Guild Leading 101: How to Run an Effective Guild
Greetings, one and all. My name is Perturabo, and I’m currently the leader of the Black Rose Society, a public Battledome guild that’s been around for quite a few years in one form or another. I’m here today to share a few tips and insights on running a friendly and effective guild, whether it is based, like mine, on the Battledome or the grooming habits of Disco Kacheeks. I’ve based these ideas on a human hand, and the fingers of that hand. Now without further ado, I present to you, the hand:
1. The thumb- Thumbs up and thumbs down. Encourage your guilders, but don’t be afraid to offer CONSTRUCTIVE criticism. If someone makes a banner or blog for the guild, praise him or her up on the guild board. If their new look-up is ugly, tell them so, but diplomatically suggest how they can make it better. Mind the Neopian Terms and Conditions, and make sure your guilders do as well. Encourage guilders to help each other, even if it’s in the form of friendly competition in the Battledome. Enforce the rules of your guild, and make it a fun place for all ages.
2. The “pointer” finger. “Point” at certain guilders; delegation. Delegation is one of the, if not the most, important things a guild leader can do to run a ‘good’ guild- you simply can’t do it all yourself, no matter how hard you try. Despite our best efforts, real life tends to demand some of our precious Neopets-playing time. With delegation, you are no longer responsible for everything that goes on in the guild, and you can occasionally take a break. Of course, you need to learn to delegate tasks to the right person- The kadoatie feeder might be friendly and all, but she might not be the best choice to run a Battledome event. Your first choice in delegation should be your council (Choosing a good council will be covered later, under the “Ring” finger). Another upside of delegation is that if something goes horribly wrong, you can usually step in and fix it- there’s no use in blaming the person you delegated the task to, as YOU delegated it to them. Fix it, or stand and share the blame with the guilder.
3.The “middle” finger... not just for “salutes” anymore. The middle finger represents the middle of your “hand”, and thus balance in the guild. Running an effective guild means that you should not just focus on one aspect of Neopian life, and keep a variety of activities going for your guilders- A ‘Neogarden’ with just one type of plant is more likely to be wiped out if anything happens to that one species of plant, and the same goes for a guild- Variety is the spice of life. Have BD competitions, poetry sharing activities, best joke telling events, and so on. Balance is also important in guild disputes, and in applying whatever rules or requirements your guild might have, from stat requirements to age of accounts- exceptions tend to build up after a while and bog down the “works” of your guild. Don’t play favorites in the guild- it’ll only lead to bad feelings.

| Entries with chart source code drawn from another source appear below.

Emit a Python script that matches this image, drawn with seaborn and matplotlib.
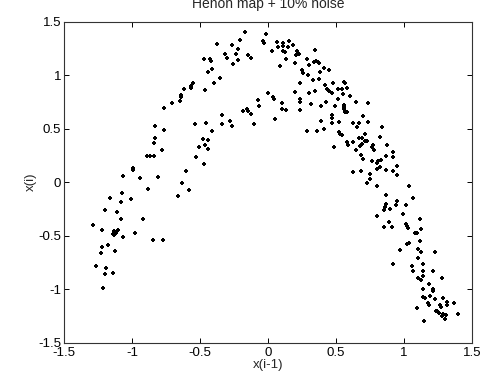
import numpy as np
import pandas as pd
import matplotlib
matplotlib.use("Agg")
import matplotlib.pyplot as plt
import seaborn as sns

# points: x(i-1) and x(i), in matching order
x_prev = [
    # left leg
    -0.885, -1.071, -1.162, -1.078, -1.005, -1.201, -1.113, -1.078, -0.917, -1.289,
    -1.221, -1.13, -1.10, -1.14, -1.13, -1.12, -0.980, -1.066, -0.843, -0.772,
    -1.174, -1.221, -1.228, -1.123, -1.267, -1.189, -1.201, -1.142, -1.216,
    -0.831, -0.831, -0.836, -0.887, -0.868, -0.836, -0.995, -0.995, -1.069, -0.939, -0.806,
    # rising side
    -0.167, -0.373, -0.265, -0.204, -0.223, -0.233, -0.319, -0.301, -0.218, -0.257,
    -0.149, -0.125, -0.473, -0.426, -0.422, -0.412, -0.439, -0.353, -0.399, -0.554,
    -0.566, -0.568, -0.620, -0.466, -0.637, -0.642, -0.647, -0.703, -0.765, -0.074,
    -0.069, -0.181, -0.157, -0.149, -0.127, -0.338, -0.279, -0.262, -0.338, -0.458,
    -0.534, -0.100, -0.414, -0.762, -0.475, -0.439, -0.461, -0.439, -0.505, -0.782,
    -0.527, -0.473, -0.601, -0.635, -0.581, -0.662,
    # top and upper right
    -0.015, -0.034, -0.029, 0.064, 0.108, 0.108, 0.157, 0.186, 0.076, 0.027,
    0.113, 0.123, 0.149, 0.211, 0.223, 0.206, 0.230, 0.346, 0.132, 0.284,
    0.196, 0.088, 0.299, 0.341, 0.353, 0.368, 0.378, 0.412, 0.451, 0.248,
    0.260, 0.292, 0.382, 0.333, 0.373, 0.235, 0.421, 0.475, 0.559, 0.569,
    0.436, 0.451, 0.468, 0.515, 0.544, 0.578, 0.000, 0.039, 0.047, 0.196,
    0.304, 0.346, 0.512, 0.603, 0.647, 0.235, 0.235, 0.319, 0.426, 0.103,
    0.100, 0.135, 0.235, 0.387, 0.495, 0.556, 0.559, 0.559, 0.569, 0.578,
    0.054, 0.468, 0.473, 0.473, 0.392, 0.522, 0.627, 0.657, 0.289, 0.360,
    0.412, 0.525, 0.529, 0.542, 0.578, 0.627, 0.488, 0.671,
    0.586, 0.649, 0.627,
    # falling side
    0.554, 0.738, 0.667, 0.735, 0.701, 0.836, 0.689, 0.713, 0.711, 0.730,
    0.824, 0.691, 0.676, 0.775, 0.765, 0.779, 0.877, 0.681, 0.701, 0.922,
    0.922, 0.868, 0.765, 0.811, 0.828, 0.804, 0.824, 0.799, 0.951, 0.868,
    0.917, 0.951, 0.681, 0.750, 0.750, 0.730, 0.804, 1.039,
    # right leg
    0.868, 0.946, 0.939, 1.012, 1.069, 0.868, 0.860, 0.853, 0.897, 0.993,
    0.804, 1.118, 0.892, 0.855, 0.912, 1.012, 1.020, 1.027, 1.125, 1.081,
    1.093, 1.120, 1.025, 1.039, 0.971, 1.103, 1.125, 1.230, 1.105, 1.142,
    0.917, 1.059, 1.066, 1.142, 1.216, 1.137, 1.105, 1.127, 1.282, 1.181,
    1.140, 1.213, 1.216, 1.142, 1.154, 1.191, 1.225, 1.289, 1.314, 1.176,
    1.181, 1.265, 1.272, 1.314, 1.370, 1.093, 1.235, 1.245, 1.260, 1.289,
    1.309, 1.399, 1.277, 1.299, 1.147,
]

x_cur = [
    # left leg
    -0.065, -0.100, -0.150, -0.187, -0.159, -0.262, -0.280, -0.340, -0.340, -0.402,
    -0.442, -0.46, -0.45, -0.48, -0.49, -0.47, -0.474, -0.511, -0.536, -0.536,
    -0.589, -0.604, -0.664, -0.639, -0.779, -0.804, -0.857, -0.844, -0.984,
    0.523, 0.417, 0.368, 0.240, 0.240, 0.240, 0.137, 0.112, 0.059, 0.037, 0.047,
    # rising side
    1.405, 1.293, 1.277, 1.327, 1.240, 1.199, 1.193, 1.156, 1.137, 1.106,
    1.184, 1.156, 1.146, 1.146, 1.131, 1.059, 1.025, 0.975, 0.925, 0.922,
    0.900, 0.875, 0.872, 0.863, 0.810, 0.791, 0.754, 0.735, 0.692, 0.769,
    0.710, 0.664, 0.685, 0.666, 0.632, 0.623, 0.573, 0.520, 0.539, 0.554,
    0.539, 0.539, 0.477, 0.486, 0.402, 0.393, 0.349, 0.308, 0.324, 0.296,
    0.237, 0.168, 0.100, -0.003, -0.072, -0.131,
    # top and upper right
    1.380, 1.321, 1.302, 1.308, 1.296, 1.271, 1.321, 1.283, 1.259, 1.224,
    1.227, 1.215, 1.259, 1.227, 1.209, 1.190, 1.196, 1.234, 1.147, 1.147,
    1.109, 1.081, 1.090, 1.118, 1.134, 1.121, 1.109, 1.068, 1.044, 1.047,
    1.022, 1.000, 1.025, 0.953, 0.960, 0.922, 0.910, 0.925, 0.935, 0.922,
    0.866, 0.850, 0.829, 0.866, 0.872, 0.882, 0.832, 0.797, 0.779, 0.841,
    0.832, 0.850, 0.776, 0.801, 0.748, 0.773, 0.745, 0.726, 0.751, 0.738,
    0.685, 0.673, 0.670, 0.707, 0.710, 0.720, 0.698, 0.679, 0.654, 0.651,
    0.589, 0.626, 0.595, 0.551, 0.573, 0.564, 0.554, 0.511, 0.479, 0.479,
    0.498, 0.470, 0.451, 0.439, 0.377, 0.374, 0.330, 0.411,
    0.349, 0.296, 0.091,
    # falling side
    0.822, 0.735, 0.554, 0.564, 0.614, 0.517, 0.417, 0.449, 0.383, 0.386,
    0.424, 0.352, 0.340, 0.349, 0.324, 0.299, 0.349, 0.252, 0.212, 0.280,
    0.237, 0.243, 0.196, 0.196, 0.206, 0.175, 0.143, 0.124, 0.152, 0.112,
    0.109, 0.063, 0.109, 0.075, 0.031, -0.012, -0.031, -0.031,
    # right leg
    -0.121, -0.175, -0.215, -0.215, -0.147, -0.206, -0.231, -0.255, -0.252, -0.299,
    -0.318, -0.346, -0.371, -0.414, -0.414, -0.393, -0.411, -0.430, -0.439, -0.470,
    -0.470, -0.551, -0.573, -0.564, -0.629, -0.620, -0.654, -0.651, -0.704, -0.766,
    -0.766, -0.782, -0.832, -0.829, -0.832, -0.879, -0.891, -0.916, -0.897, -0.947,
    -1.000, -1.000, -1.016, -1.069, -1.078, -1.065, -1.087, -1.084, -1.118, -1.125,
    -1.146, -1.146, -1.162, -1.150, -1.128, -1.178, -1.206, -1.199, -1.218, -1.227,
    -1.237, -1.234, -1.246, -1.274, -1.293,
]

ticks = [-1.5, -1, -0.5, 0, 0.5, 1, 1.5]
tick_labels = ["-1.5", "-1", "-0.5", "0", "0.5", "1", "1.5"]

df = pd.DataFrame({"x(i-1)": x_prev, "x(i)": x_cur})

sns.set_style("ticks")
plt.rcParams["font.family"] = ["Liberation Sans", "DejaVu Sans"]

fig = plt.figure(figsize=(4.85, 3.84), dpi=100)
ax = fig.add_axes([0.132, 0.107, 0.841, 0.837])

sns.scatterplot(data=df, x="x(i-1)", y="x(i)", ax=ax, marker="P",
                s=11, color="black", linewidth=0)

ax.set_xlim(-1.5, 1.5)
ax.set_ylim(-1.5, 1.5)
ax.set_xticks(ticks)
ax.set_xticklabels(tick_labels)
ax.set_yticks(ticks)
ax.set_yticklabels(tick_labels)
ax.tick_params(direction="in", length=3.5, width=0.7, labelsize=9.5,
               top=True, right=True, pad=3, colors="black")
ax.tick_params(axis="y", pad=2)
for sp in ax.spines.values():
    sp.set_visible(True)
    sp.set_linewidth(0.8)
    sp.set_color("#333333")

ax.set_xlabel("x(i-1)", fontsize=9.5, labelpad=0)
ax.set_ylabel("x(i)", fontsize=9.5, labelpad=1)
ax.set_title("Henon map + 10% noise", fontsize=10, pad=10)

fig.savefig("out.png", dpi=100)
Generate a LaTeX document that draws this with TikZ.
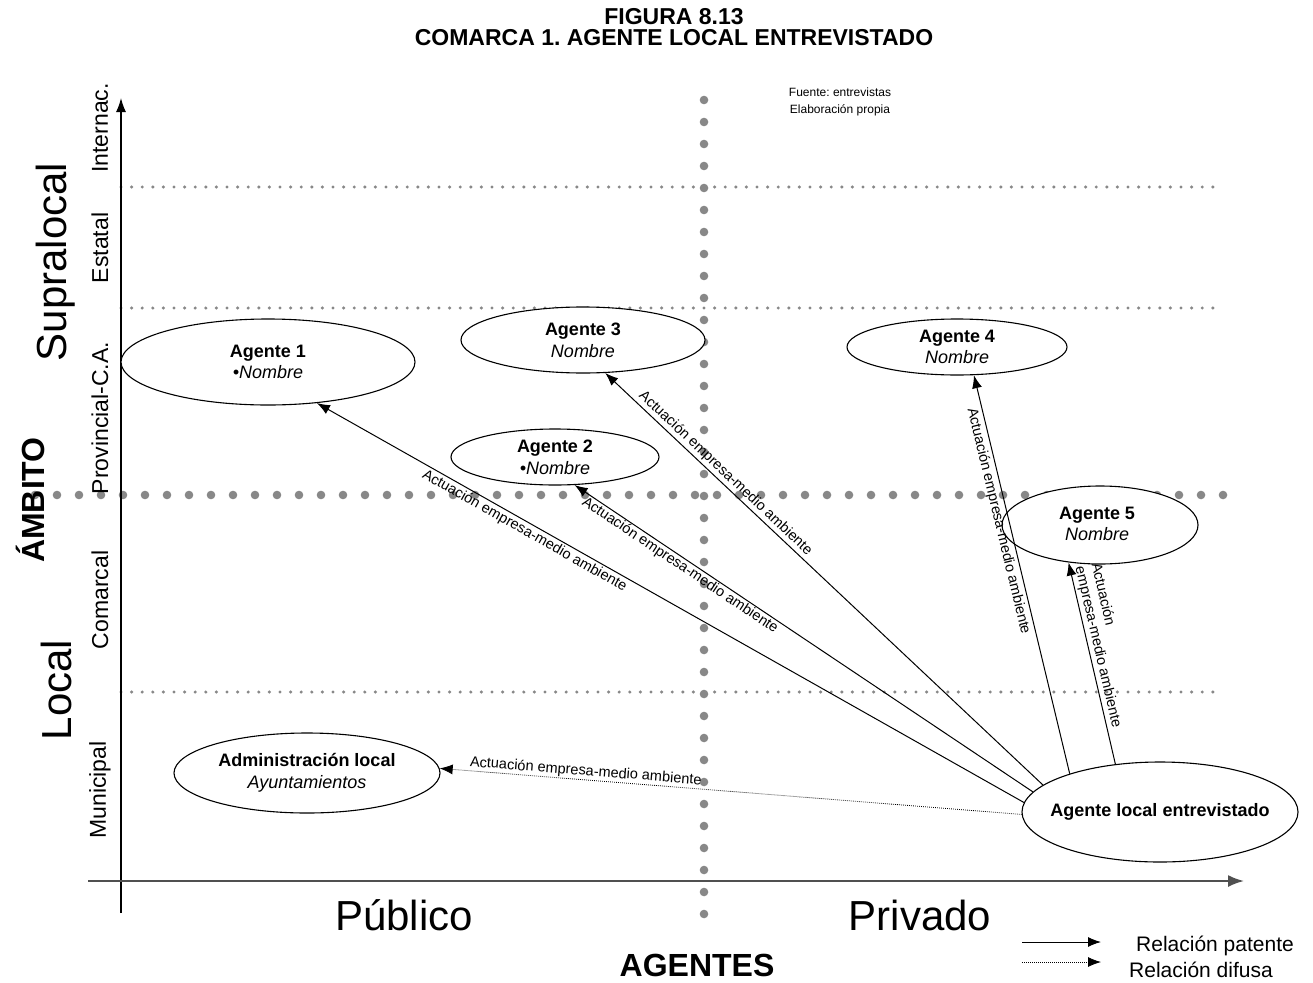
\documentclass[tikz,border=0pt]{standalone}
\usepackage{fontspec}
\setmainfont{Liberation Sans}
\usetikzlibrary{shapes.geometric,arrows.meta}
\definecolor{dotgray}{RGB}{136,136,136}
\definecolor{axisgray}{RGB}{80,80,80}
\frenchspacing
\begin{document}
\begin{tikzpicture}[x=1pt,y=-1pt,
  ell/.style={draw, fill=white, ellipse, line width=1.1pt, inner sep=0pt},
  lbl/.style={font=\fontsize{18}{21.6}\selectfont, align=center, inner sep=0pt},
  rel/.style={font=\fontsize{14.5}{16.5}\selectfont, sloped, inner sep=2pt, align=center},
  patente/.style={line width=1pt, -{Latex[length=13pt,width=10pt]}},
  difusa/.style={line width=0.8pt, dash pattern=on 0.8pt off 1.2pt, -{Latex[length=13pt,width=10pt]}},
  smalldots/.style={dotgray, line width=3.4pt, line cap=round, dash pattern=on 0pt off 10.6pt},
  bigdots/.style={dotgray, line width=8.6pt, line cap=round, dash pattern=on 0pt off 22pt},
  vlab/.style={rotate=90, font=\fontsize{23}{26}\selectfont, inner sep=0pt},
  biglab/.style={font=\fontsize{42}{48}\selectfont, inner sep=0pt}
]
\useasboundingbox (0,0) rectangle (1313,982);

% grid lines
\draw[smalldots] (121,187) -- (1217,187);
\draw[smalldots] (121,308) -- (1217,308);
\draw[smalldots] (121,692) -- (1217,692);
\draw[bigdots] (35,495) -- (1235,495);
\draw[bigdots] (704,100) -- (704,915);

% axes
\draw[line width=1.3pt, -{Latex[length=14pt,width=10pt]}] (121,913) -- (121,98);
\draw[axisgray, line width=2pt, -{Latex[length=16pt,width=12pt]}] (88,881) -- (1244,881);

% title and source
\node[font=\bfseries\fontsize{23}{21}\selectfont, align=center, inner sep=0pt] (title) at (674,27) {FIGURA 8.13\\COMARCA 1. AGENTE LOCAL ENTREVISTADO};
\node[font=\fontsize{12}{16.5}\selectfont, align=center, inner sep=0pt] (src) at (840,102) {Fuente: entrevistas\\Elaboración propia};

% axis labels
\node[vlab] (l-int) at (100,128) {Internac.};
\node[vlab] (l-est) at (100,248) {Estatal};
\node[vlab] (l-prov) at (100,418) {Provincial-C.A.};
\node[vlab] (l-com) at (100,600) {Comarcal};
\node[vlab] (l-mun) at (100,790) {Municipal};
\node[biglab, rotate=90] (l-sup) at (56,262) {Supralocal};
\node[biglab, rotate=90] (l-loc) at (56,690) {Local};
\node[rotate=90, font=\bfseries\fontsize{32}{36}\selectfont, inner sep=0pt] (l-amb) at (30,500) {ÁMBITO};
\node[biglab] (l-pub) at (404,915) {Público};
\node[biglab] (l-pri) at (920,915) {Privado};
\node[font=\bfseries\fontsize{32}{36}\selectfont, inner sep=0pt] (l-age) at (697,965) {AGENTES};

% ellipses
\node[ell, minimum width=294pt, minimum height=86pt] (a1) at (268,362) {};
\node[lbl] (a1t) at (a1) {\textbf{Agente 1}\\\textit{•Nombre}};
\node[ell, minimum width=244pt, minimum height=66pt] (a3) at (583,340) {};
\node[lbl] (a3t) at (a3) {\textbf{Agente 3}\\\textit{Nombre}};
\node[ell, minimum width=208pt, minimum height=56pt] (a2) at (555,457) {};
\node[lbl] (a2t) at (a2) {\textbf{Agente 2}\\\textit{•Nombre}};
\node[ell, minimum width=220pt, minimum height=56pt] (a4) at (957,347) {};
\node[lbl] (a4t) at (a4) {\textbf{Agente 4}\\\textit{Nombre}};
\node[ell, minimum width=196pt, minimum height=78pt] (a5) at (1100,525) {};
\node[lbl] (a5t) at (1097,524) {\textbf{Agente 5}\\\textit{Nombre}};
\node[ell, minimum width=266pt, minimum height=80pt] (adm) at (307,773) {};
\node[lbl] (admt) at (adm) {\textbf{Administración local}\\\textit{Ayuntamientos}};
\node[ell, minimum width=276pt, minimum height=100pt] (loc) at (1160,812) {};
\node[lbl] (loct) at (loc) {\textbf{Agente local entrevistado}};

% relations
\draw[patente] (loc.176) -- node[rel, below, pos=0.70] {Actuación empresa-medio ambiente} (a1.-40);
\draw[patente] (loc.171) -- node[rel, below, pos=0.76, inner sep=1pt] {Actuación empresa-medio ambiente} (a2.-55);
\draw[patente] (loc.167) -- node[rel, above, pos=0.74] {Actuación empresa-medio ambiente} (a3.-56);
\draw[patente] (loc.157) -- node[rel, below, pos=0.64, inner sep=3pt] {Actuación empresa-medio ambiente} (a4.-59);
\draw[patente] (loc.133) -- node[rel, above, pos=0.57, inner sep=2pt, align=left] {Actuación\\empresa-medio ambiente} (a5.-130);
\draw[difusa] (loc.181) -- node[rel, above, pos=0.75, inner sep=1pt] {Actuación empresa-medio ambiente} (adm.2);

% legend
\coordinate (lp1) at (1022,942);
\coordinate (lp2) at (1101,942);
\coordinate (ld1) at (1022,962);
\coordinate (ld2) at (1101,962);
\draw[patente] (lp1) -- (lp2);
\draw[difusa] (ld1) -- (ld2);
\node[font=\fontsize{21}{24}\selectfont, anchor=west, inner sep=0pt] (lgp) at (1136,946) {Relación patente};
\node[font=\fontsize{21}{24}\selectfont, anchor=west, inner sep=0pt] (lgd) at (1129,970) {Relación difusa};
\end{tikzpicture}
\end{document}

Remember- you can be friendly, but you are the guild leader, first.
4. The “ring” finger- the “ring” that surrounds you, as leader, is your council. Having an effective council is the best way to having a guild that runs smoothly - how many guilds have fallen after the council starts to fight with itself and it’s members? Too many to easily count. I find it best if you select a council with a variety of interests – I see the council as the esteemed “elders” of the “tribe” that is the guild – they should be able to answer questions on the many facets of Neopian existence, from the Battledome to restocking to help with a difficult game. It can also be useful to have each councilor perform a specific task/job for the guild- one does recruiting, while another takes care of the guild message board or comes up with polls. Of course, each councilor can mix and match tasks, in case real life intrudes, or if for some other reason they can’t do their appointed task. Many larger guilds also have a “sub-council” with limited Admin powers, and said body can be a useful source of new councilors should something happen to one of your current ones. Remember that being on council is a responsibility not to be taken lightly- the guild at large tends to “look up” to councilors, and they should behave in a mature fashion. What to do if a councilor starts acting up? Warn them privately, and if they continue in their unwanted activities, demote and replace them, with outright banning being the last choice. Otherwise, trust them to do the right thing- they should feel as responsible for the guild as you do.
5. The “pinky”, or little finger- don’t forget the little things. If you say you’re going to do something, do it, or delegate it to someone who WILL get it done. Make an effort to remember something about EACH guilder, from the name of a pet to what they like collecting. Don’t get involved in petty squabbles- they’ll only make you look bad. Maintain an active presence on the guild message board- People both in the guild, and those looking for a new or first guild, like to see activity on the message board. Of course, make sure that what gets posted follows the Neopets Terms and Conditions. I’ve found it’s a good idea to encourage your guilders to condense several short posts into one longer post- it makes the message board easier to follow, and cuts down on the dreaded spam. Practice random acts of kindness- help that starting Battledomer with a training session or two, help that guilder get his new gallery started, or help somebody with the code for their lookup or pet page.
In conclusion, these are but the broadest guidelines- there’s no way for one guide to cover all of which might happen while being the leader of a Neopian guild. Be able to respond to challenges quickly and efficiently. Overall, remember that Neopets IS a game, and that most people play it for fun – Keep it fun for yourself, and fun for others.